▶ **Exercise instructions**: Check every line below for the string "page", and copy the lines that contain it.
----- Records provided
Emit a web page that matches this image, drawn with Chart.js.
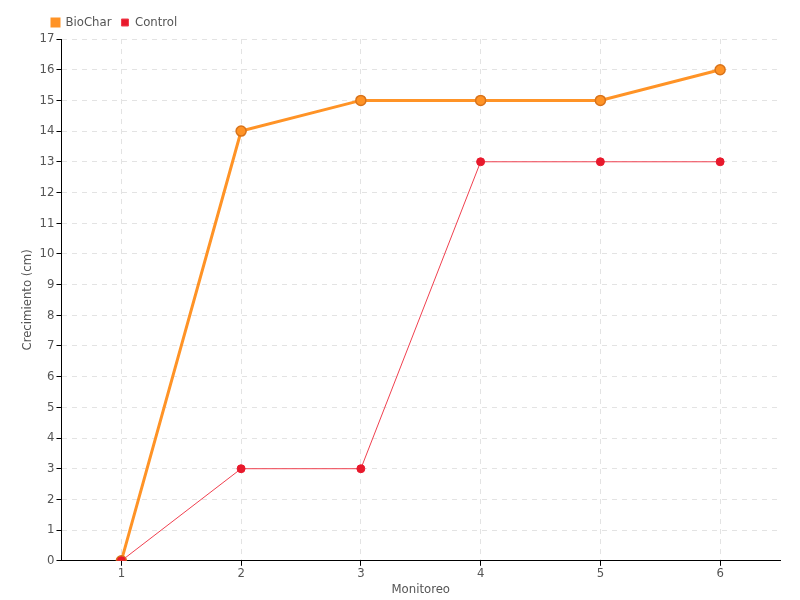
<!DOCTYPE html>
<html>
<head>
<meta charset="utf-8">
<script src="https://cdn.jsdelivr.net/npm/chart.js@4"></script>
<style>
  html, body { margin: 0; padding: 0; background: #fff; }
  #wrap { width: 800px; height: 600px; }
</style>
</head>
<body>
<div id="wrap"><canvas id="myChart"></canvas></div>
<script>
const labels = ['1', '2', '3', '4', '5', '6'];
const biochar = [0, 14, 15, 15, 15, 16];
const control = [0, 3, 3, 13, 13, 13];

Chart.defaults.font.family = "'DejaVu Sans Condensed', 'Liberation Sans Narrow', sans-serif";
Chart.defaults.font.size = 13;
Chart.defaults.color = '#555';

// nudge the legend right so it sits over the plot like the original
const legendShift = {
    id: 'legendShift',
    afterLayout(chart) {
        if (chart.legend) chart.legend.left += 24;
    }
};

const ctx = document.getElementById('myChart');

new Chart(ctx, {
    type: 'line',
    data: {
        labels,
        datasets: [
            {
                label: 'BioChar',
                data: biochar,
                borderColor: '#ff9326',
                backgroundColor: '#ff9326',
                borderWidth: 3,
                pointRadius: 5,
                pointBorderColor: '#d9731a',
                pointBackgroundColor: '#ff9326',
                pointBorderWidth: 1.5,
                order: 1,
            },
            {
                label: 'Control',
                data: control,
                borderColor: '#f0404f',
                backgroundColor: '#e8192c',
                borderWidth: 1,
                pointRadius: 4,
                pointBorderColor: '#e8192c',
                pointBackgroundColor: '#e8192c',
                order: 0,
            }
        ]
    },
    plugins: [legendShift],
    options: {
        responsive: true,
        maintainAspectRatio: false,
        animation: false,
        layout: { padding: { left: 18, right: 20, top: 6, bottom: 3 } },
        plugins: {
            legend: {
                align: 'start',
                labels: {
                    boxWidth: 7,
                    boxHeight: 7,
                    padding: 10,
                    color: '#555',
                    font: { size: 13 },
                    sort: (a, b) => a.datasetIndex - b.datasetIndex,
                }
            },
            tooltip: { enabled: false },
        },
        scales: {
            x: {
                offset: true,
                title: { display: true, text: 'Monitoreo', padding: 0 },
                grid: { color: '#e3e3e3', tickColor: '#000', tickLength: 5 },
                border: { color: '#000', dash: [5, 5] },
                ticks: { padding: 0 },
            },
            y: {
                min: 0,
                max: 17,
                title: { display: true, text: 'Crecimiento (cm)', padding: 2 },
                grid: { color: '#e3e3e3', tickColor: '#000', tickLength: 5 },
                border: { color: '#000', dash: [5, 5] },
                ticks: { stepSize: 1, padding: 2 },
            }
        }
    }
});
</script>
</body>
</html>
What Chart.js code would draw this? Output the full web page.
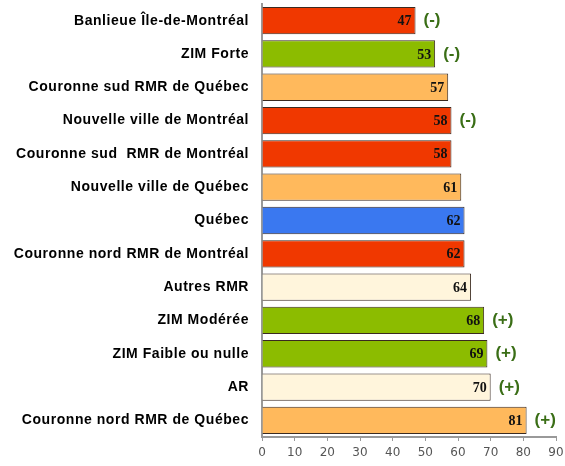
<!DOCTYPE html>
<html>
<head>
<meta charset="utf-8">
<script src="https://cdn.jsdelivr.net/npm/chart.js@4"></script>
<style>
  body { margin: 0; background: #fff; }
  #wrap { width: 565px; height: 466px; }
</style>
</head>
<body>
<div id="wrap"><canvas id="myChart" width="565" height="466"></canvas></div>
<script>
// chart data
const categories = [
  "Banlieue Île-de-Montréal",
  "ZIM Forte",
  "Couronne sud RMR de Québec",
  "Nouvelle ville de Montréal",
  "Couronne sud  RMR de Montréal",
  "Nouvelle ville de Québec",
  "Québec",
  "Couronne nord RMR de Montréal",
  "Autres RMR",
  "ZIM Modérée",
  "ZIM Faible ou nulle",
  "AR",
  "Couronne nord RMR de Québec",
];
const values = [47, 53, 57, 58, 58, 61, 62, 62, 64, 68, 69, 70, 81];
const signs = ["(-)", "(-)", "", "(-)", "", "", "", "", "", "(+)", "(+)", "(+)", "(+)"];
const xTicks = [0, 10, 20, 30, 40, 50, 60, 70, 80, 90];

const RED = "#f03800";
const GREEN = "#8cbc00";
const ORANGE = "#ffb95c";
const BLUE = "#3a78f0";
const PALE = "#fff5dc";
const barColors = [RED, GREEN, ORANGE, RED, RED, ORANGE, BLUE, RED, PALE, GREEN, GREEN, PALE, ORANGE];

// category labels are a bit spread out in the original
const labelSpacing = {
  id: "labelSpacing",
  beforeDraw: (chart) => {
    chart.ctx.letterSpacing = "0.55px";
  },
  beforeDatasetsDraw: (chart) => {
    chart.ctx.letterSpacing = "0px";
  },
};

// draws the value inside each bar and the sign after it
const barLabels = {
  id: "barLabels",
  afterDatasetsDraw: (chart) => {
    const ctx = chart.ctx;
    const meta = chart.getDatasetMeta(0);
    ctx.save();
    ctx.letterSpacing = "0px";
    ctx.textBaseline = "middle";
    meta.data.forEach((bar, i) => {
      ctx.font = "bold 14px 'Liberation Serif', serif";
      ctx.fillStyle = "#111";
      ctx.textAlign = "right";
      ctx.fillText(values[i], bar.x - 4, bar.y + 1);
      if (signs[i]) {
        ctx.font = "bold 17px 'Liberation Sans', Arial, sans-serif";
        ctx.fillStyle = "#3a6e16";
        ctx.textAlign = "left";
        ctx.fillText(signs[i], bar.x + 8, bar.y);
      }
    });
    ctx.restore();
  },
};

new Chart(document.getElementById("myChart"), {
  type: "bar",
  data: {
    labels: categories,
    datasets: [
      {
        data: values,
        backgroundColor: barColors,
        borderColor: "#3a2a20",
        borderWidth: 1,
        borderSkipped: "start",
        barPercentage: 0.82,
        categoryPercentage: 1,
      },
    ],
  },
  options: {
    indexAxis: "y",
    responsive: false,
    animation: false,
    layout: { padding: { top: 4, right: 9, bottom: 0, left: 0 } },
    scales: {
      x: {
        min: 0,
        max: 90,
        afterBuildTicks: (scale) => {
          scale.ticks = xTicks.map((v) => ({ value: v }));
        },
        grid: {
          display: true,
          drawOnChartArea: false,
          drawTicks: true,
          tickLength: 4,
          color: "#999",
          z: 1,
        },
        border: { color: "#999", width: 2, z: 1 },
        ticks: {
          color: "#555",
          padding: 5,
          z: 1,
          font: { family: "'DejaVu Sans', sans-serif", size: 12 },
        },
        afterFit: (scale) => {
          scale.height = 29;
          scale.paddingLeft = 0;
          scale.paddingRight = 0;
        },
      },
      y: {
        grid: { display: false, tickLength: 0 },
        border: { color: "#999", width: 2 },
        ticks: {
          color: "#000",
          padding: 13,
          font: { family: "'Liberation Sans', Arial, sans-serif", size: 14, weight: "bold" },
        },
        afterFit: (scale) => {
          scale.width = 262;
          scale.paddingTop = 0;
          scale.paddingBottom = 0;
        },
      },
    },
    plugins: {
      legend: { display: false },
      tooltip: { enabled: false },
    },
  },
  plugins: [labelSpacing, barLabels],
});
</script>
</body>
</html>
----------
▶ **The solution**:
Emit a web page that matches this image, drawn with Chart.js.
What Chart.js code would draw this? Output the full web page.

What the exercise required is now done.